__Goal__
Among the records below, find each line that includes the string "draw" and copy it.

──────────

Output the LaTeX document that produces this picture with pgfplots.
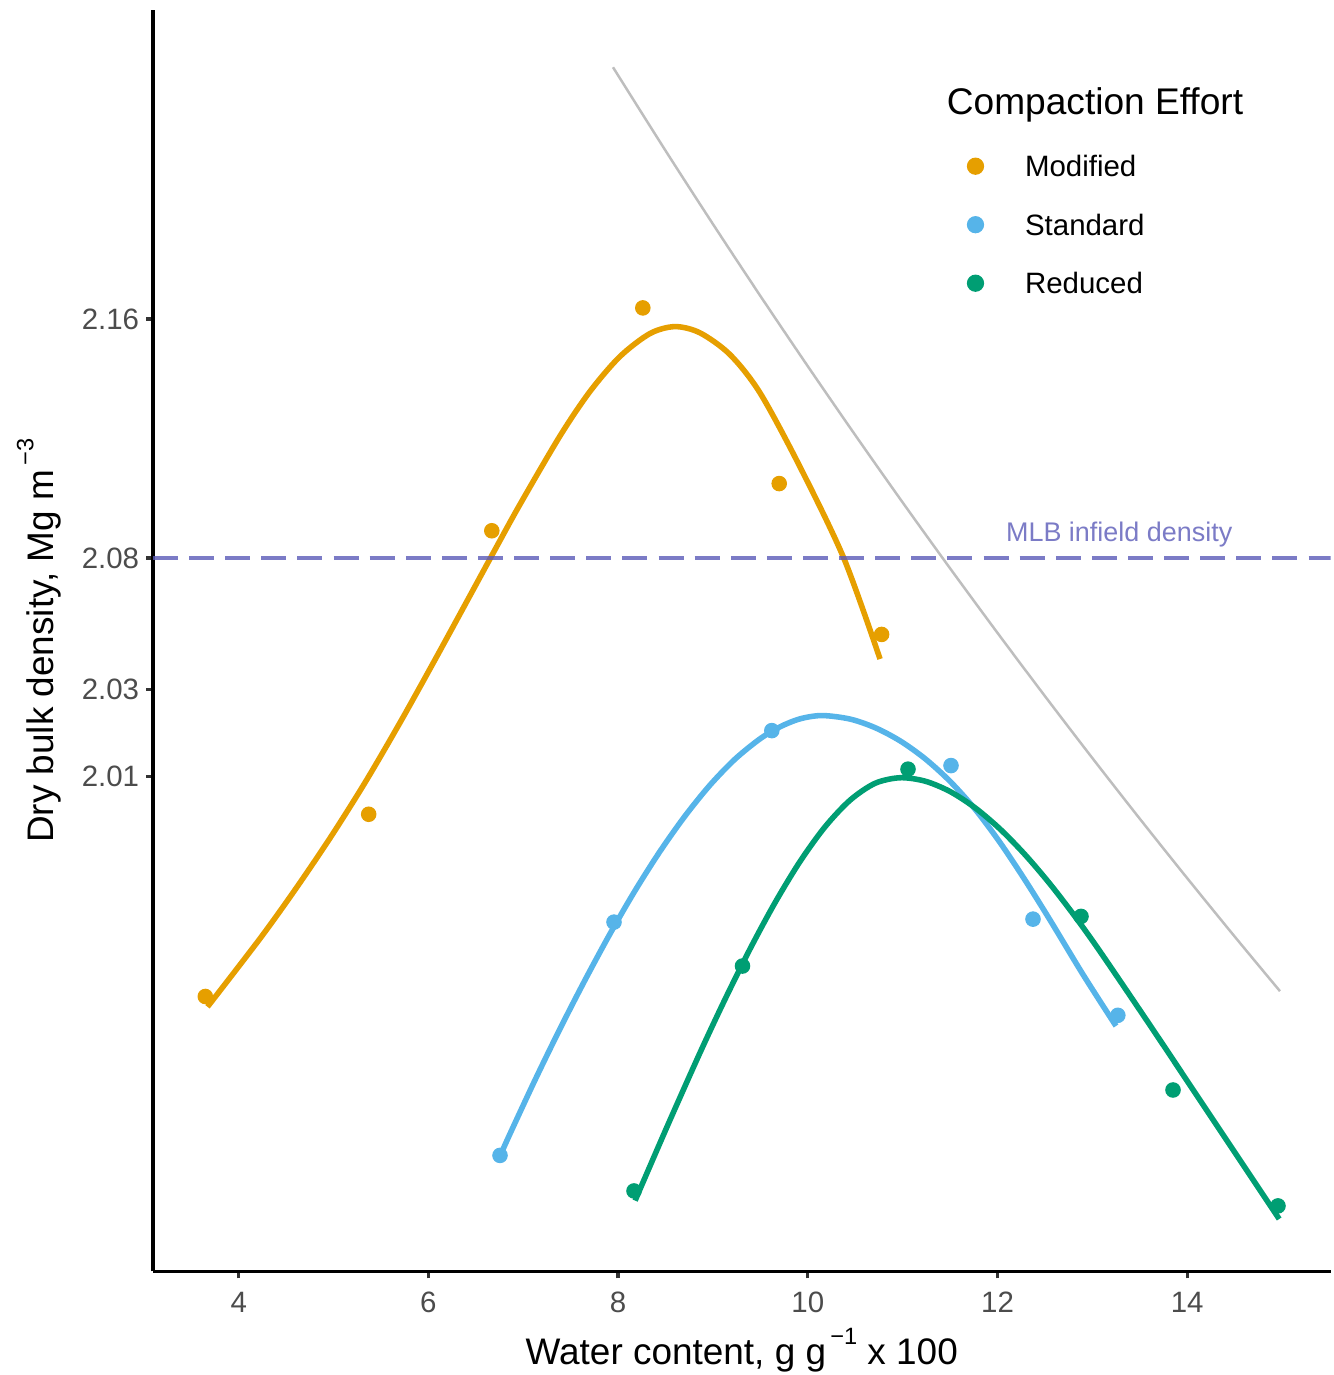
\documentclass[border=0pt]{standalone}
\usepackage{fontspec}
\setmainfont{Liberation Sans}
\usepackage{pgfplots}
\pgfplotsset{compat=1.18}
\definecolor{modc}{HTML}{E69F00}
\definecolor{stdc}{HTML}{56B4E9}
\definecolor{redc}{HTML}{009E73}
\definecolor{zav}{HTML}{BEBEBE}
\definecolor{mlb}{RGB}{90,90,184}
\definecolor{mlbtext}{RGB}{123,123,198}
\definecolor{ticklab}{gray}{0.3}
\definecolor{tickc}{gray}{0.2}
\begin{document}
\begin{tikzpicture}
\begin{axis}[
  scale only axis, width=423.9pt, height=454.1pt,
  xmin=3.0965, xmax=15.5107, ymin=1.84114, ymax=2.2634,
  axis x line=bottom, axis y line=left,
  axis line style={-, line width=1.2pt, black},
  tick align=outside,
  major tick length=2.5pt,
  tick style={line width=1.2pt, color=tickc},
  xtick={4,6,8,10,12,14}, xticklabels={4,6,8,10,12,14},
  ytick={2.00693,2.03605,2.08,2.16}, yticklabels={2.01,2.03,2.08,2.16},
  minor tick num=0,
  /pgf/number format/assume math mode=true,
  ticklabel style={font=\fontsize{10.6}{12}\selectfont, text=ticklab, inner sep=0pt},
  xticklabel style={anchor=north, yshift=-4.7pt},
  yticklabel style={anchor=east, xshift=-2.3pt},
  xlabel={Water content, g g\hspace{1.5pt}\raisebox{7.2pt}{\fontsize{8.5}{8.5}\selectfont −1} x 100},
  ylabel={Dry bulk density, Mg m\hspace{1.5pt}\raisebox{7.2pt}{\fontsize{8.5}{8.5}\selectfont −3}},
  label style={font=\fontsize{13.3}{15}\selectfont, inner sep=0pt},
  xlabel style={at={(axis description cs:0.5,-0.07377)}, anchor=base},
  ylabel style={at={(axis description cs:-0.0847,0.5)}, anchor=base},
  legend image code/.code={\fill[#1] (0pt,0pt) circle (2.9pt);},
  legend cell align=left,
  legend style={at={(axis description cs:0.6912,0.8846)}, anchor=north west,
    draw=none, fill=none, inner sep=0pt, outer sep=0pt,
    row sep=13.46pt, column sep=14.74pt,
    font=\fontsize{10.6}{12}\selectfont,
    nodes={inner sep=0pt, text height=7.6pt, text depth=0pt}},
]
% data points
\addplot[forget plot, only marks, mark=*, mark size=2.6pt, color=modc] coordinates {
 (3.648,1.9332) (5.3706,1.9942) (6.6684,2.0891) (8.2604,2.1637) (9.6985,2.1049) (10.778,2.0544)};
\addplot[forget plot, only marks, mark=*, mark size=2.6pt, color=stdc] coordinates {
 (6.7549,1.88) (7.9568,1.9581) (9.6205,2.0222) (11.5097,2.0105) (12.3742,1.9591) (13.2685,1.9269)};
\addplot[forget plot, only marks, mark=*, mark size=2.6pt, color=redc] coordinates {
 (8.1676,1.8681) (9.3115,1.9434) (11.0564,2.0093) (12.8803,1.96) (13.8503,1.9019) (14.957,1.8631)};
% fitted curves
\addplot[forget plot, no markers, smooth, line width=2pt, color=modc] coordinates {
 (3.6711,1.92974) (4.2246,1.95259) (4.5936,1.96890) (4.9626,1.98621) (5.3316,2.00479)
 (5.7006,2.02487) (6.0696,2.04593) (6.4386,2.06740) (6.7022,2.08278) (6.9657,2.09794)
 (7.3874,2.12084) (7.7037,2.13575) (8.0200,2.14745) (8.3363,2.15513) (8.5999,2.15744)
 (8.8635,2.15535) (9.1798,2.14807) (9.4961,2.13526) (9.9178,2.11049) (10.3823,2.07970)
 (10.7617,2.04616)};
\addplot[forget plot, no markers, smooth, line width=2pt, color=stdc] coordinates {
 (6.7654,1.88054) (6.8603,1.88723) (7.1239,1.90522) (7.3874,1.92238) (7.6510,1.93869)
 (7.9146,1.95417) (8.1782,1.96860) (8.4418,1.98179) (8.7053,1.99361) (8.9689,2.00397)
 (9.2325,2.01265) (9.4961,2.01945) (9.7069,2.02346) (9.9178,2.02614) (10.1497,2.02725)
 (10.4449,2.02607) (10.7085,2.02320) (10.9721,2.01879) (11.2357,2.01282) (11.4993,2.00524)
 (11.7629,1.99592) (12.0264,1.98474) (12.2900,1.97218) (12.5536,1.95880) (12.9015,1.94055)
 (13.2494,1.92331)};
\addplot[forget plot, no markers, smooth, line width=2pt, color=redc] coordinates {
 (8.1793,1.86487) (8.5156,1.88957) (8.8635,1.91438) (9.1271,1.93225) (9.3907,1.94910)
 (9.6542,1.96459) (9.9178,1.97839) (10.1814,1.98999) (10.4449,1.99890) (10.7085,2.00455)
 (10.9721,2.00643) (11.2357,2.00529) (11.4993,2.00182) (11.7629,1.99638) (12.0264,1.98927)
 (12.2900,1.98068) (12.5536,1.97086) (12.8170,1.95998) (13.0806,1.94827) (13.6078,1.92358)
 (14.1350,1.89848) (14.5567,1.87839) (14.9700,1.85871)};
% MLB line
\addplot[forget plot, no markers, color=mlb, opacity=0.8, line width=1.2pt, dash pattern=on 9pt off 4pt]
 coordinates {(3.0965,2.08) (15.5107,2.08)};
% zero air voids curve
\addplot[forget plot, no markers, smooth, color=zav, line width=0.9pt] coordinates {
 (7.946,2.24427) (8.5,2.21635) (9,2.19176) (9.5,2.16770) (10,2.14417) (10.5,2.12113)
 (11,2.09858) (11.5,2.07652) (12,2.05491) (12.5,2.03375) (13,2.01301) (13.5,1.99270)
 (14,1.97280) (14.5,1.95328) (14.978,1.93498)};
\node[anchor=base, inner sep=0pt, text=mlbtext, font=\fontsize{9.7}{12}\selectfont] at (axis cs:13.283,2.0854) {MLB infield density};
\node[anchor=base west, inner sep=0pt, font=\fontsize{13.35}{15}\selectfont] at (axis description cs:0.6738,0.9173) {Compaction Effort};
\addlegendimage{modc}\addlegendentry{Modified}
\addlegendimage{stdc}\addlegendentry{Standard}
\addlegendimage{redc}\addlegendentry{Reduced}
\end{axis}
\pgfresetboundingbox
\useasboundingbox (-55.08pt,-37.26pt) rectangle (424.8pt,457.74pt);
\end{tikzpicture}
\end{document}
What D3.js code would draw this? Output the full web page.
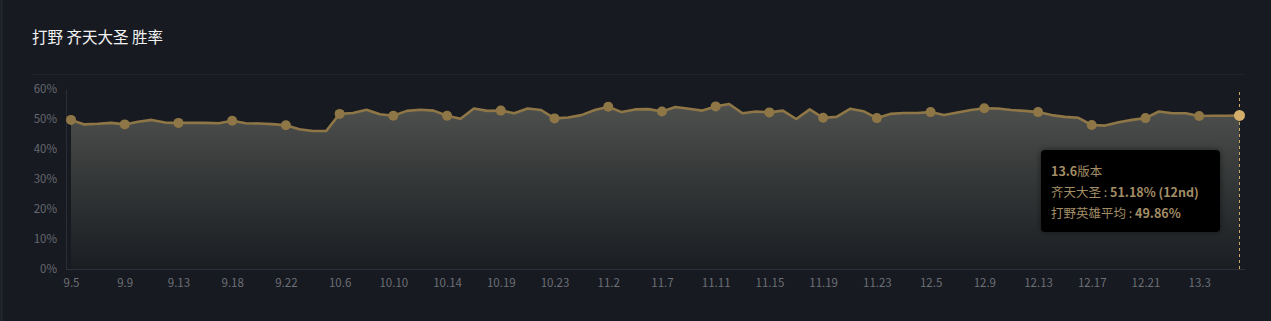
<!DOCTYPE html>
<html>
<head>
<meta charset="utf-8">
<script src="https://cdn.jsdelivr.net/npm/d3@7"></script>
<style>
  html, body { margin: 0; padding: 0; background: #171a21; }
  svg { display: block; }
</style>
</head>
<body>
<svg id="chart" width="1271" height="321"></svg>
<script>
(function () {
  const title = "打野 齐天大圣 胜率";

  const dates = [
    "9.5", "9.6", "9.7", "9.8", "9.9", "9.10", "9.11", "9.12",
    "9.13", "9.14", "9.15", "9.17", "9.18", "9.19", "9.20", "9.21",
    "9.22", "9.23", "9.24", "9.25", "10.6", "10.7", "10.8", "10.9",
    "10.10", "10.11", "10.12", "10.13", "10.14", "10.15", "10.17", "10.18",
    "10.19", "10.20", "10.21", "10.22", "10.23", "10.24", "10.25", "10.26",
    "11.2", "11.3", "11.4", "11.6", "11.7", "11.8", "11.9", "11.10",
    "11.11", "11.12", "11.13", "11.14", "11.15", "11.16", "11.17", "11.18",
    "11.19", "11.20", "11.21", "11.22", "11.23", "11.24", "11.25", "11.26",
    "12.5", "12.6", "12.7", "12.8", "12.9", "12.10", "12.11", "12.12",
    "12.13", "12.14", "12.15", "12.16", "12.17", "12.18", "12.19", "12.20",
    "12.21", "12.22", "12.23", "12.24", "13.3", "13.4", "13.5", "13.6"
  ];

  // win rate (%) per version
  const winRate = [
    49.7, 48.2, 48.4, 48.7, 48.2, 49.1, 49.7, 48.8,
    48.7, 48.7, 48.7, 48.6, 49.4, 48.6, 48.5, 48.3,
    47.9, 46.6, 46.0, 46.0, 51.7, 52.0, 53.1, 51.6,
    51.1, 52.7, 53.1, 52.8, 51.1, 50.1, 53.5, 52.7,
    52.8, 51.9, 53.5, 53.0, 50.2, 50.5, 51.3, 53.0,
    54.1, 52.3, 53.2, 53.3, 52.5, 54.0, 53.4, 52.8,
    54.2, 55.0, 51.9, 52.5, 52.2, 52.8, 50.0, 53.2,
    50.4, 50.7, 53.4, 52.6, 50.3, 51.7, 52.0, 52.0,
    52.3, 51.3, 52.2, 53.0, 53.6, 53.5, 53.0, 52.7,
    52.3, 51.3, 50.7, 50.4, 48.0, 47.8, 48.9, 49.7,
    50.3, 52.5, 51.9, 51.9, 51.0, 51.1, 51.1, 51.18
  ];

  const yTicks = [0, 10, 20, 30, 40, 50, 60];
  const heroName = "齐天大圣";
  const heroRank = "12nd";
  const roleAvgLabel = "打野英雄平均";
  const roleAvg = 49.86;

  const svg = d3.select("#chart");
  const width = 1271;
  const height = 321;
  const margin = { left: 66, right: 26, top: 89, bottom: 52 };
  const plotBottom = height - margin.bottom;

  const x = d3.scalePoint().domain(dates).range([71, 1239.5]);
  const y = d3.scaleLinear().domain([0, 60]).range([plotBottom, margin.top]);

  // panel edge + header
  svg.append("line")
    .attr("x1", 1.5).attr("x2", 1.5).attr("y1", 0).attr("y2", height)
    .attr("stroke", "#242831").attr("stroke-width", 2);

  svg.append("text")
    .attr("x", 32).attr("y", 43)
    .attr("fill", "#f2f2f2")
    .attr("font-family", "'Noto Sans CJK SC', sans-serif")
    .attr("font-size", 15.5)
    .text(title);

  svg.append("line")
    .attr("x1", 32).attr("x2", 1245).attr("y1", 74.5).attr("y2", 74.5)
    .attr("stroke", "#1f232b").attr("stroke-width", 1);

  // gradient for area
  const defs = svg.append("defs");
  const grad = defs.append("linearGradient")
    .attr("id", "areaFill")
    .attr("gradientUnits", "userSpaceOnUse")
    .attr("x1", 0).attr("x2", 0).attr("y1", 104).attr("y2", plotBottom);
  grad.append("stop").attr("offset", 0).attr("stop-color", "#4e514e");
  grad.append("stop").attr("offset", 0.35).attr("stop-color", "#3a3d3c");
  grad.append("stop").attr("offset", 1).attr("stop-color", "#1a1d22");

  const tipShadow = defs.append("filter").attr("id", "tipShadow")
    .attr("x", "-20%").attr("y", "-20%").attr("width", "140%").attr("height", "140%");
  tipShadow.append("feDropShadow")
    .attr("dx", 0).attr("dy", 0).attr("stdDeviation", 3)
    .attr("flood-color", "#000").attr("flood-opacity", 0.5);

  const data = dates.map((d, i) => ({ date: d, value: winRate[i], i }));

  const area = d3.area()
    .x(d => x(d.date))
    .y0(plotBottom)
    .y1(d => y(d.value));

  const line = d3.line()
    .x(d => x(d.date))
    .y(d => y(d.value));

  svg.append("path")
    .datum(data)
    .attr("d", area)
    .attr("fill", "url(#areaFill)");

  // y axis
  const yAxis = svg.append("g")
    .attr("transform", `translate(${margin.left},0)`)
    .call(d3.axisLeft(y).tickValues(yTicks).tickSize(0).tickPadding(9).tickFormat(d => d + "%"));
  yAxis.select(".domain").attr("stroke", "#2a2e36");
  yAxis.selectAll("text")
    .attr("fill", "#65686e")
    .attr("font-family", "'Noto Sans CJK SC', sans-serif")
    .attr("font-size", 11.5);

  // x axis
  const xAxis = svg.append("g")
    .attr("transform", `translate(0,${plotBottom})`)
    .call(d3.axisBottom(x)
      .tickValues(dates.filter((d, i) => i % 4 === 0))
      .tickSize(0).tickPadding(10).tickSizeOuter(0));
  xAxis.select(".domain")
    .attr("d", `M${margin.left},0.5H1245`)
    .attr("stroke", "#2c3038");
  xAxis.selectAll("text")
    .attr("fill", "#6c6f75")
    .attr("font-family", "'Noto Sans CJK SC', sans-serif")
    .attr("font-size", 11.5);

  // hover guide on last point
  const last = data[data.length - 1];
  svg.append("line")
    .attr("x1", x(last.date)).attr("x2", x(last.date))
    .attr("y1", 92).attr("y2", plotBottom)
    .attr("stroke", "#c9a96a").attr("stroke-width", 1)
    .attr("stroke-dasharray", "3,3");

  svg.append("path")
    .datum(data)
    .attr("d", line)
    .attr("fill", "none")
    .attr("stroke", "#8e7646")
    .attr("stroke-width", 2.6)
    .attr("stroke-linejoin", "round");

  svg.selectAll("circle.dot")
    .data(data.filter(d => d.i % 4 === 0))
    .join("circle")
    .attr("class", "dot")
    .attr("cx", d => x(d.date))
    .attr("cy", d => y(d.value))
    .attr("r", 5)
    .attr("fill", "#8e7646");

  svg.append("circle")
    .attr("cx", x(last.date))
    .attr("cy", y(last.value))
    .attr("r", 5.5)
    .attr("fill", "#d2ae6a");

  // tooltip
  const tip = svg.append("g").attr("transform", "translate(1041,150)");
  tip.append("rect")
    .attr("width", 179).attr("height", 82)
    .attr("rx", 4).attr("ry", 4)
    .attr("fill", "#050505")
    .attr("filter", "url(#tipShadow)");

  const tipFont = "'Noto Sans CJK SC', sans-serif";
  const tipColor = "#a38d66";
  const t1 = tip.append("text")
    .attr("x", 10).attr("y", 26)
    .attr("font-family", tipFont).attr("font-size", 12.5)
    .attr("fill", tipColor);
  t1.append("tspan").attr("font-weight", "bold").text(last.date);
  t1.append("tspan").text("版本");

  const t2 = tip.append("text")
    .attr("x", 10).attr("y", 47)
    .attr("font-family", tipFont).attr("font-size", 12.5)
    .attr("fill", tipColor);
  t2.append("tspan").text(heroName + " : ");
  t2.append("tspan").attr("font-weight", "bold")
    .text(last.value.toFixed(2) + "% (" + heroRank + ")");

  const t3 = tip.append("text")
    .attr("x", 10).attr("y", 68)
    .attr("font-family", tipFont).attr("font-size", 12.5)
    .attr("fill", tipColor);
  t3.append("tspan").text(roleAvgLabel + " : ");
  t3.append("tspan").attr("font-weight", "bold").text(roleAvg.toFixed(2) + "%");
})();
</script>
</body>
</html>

──────────

__Written reply__
    draw=none, fill=none, inner sep=0pt, outer sep=0pt,
What D3.js code would draw this? Output the full web page.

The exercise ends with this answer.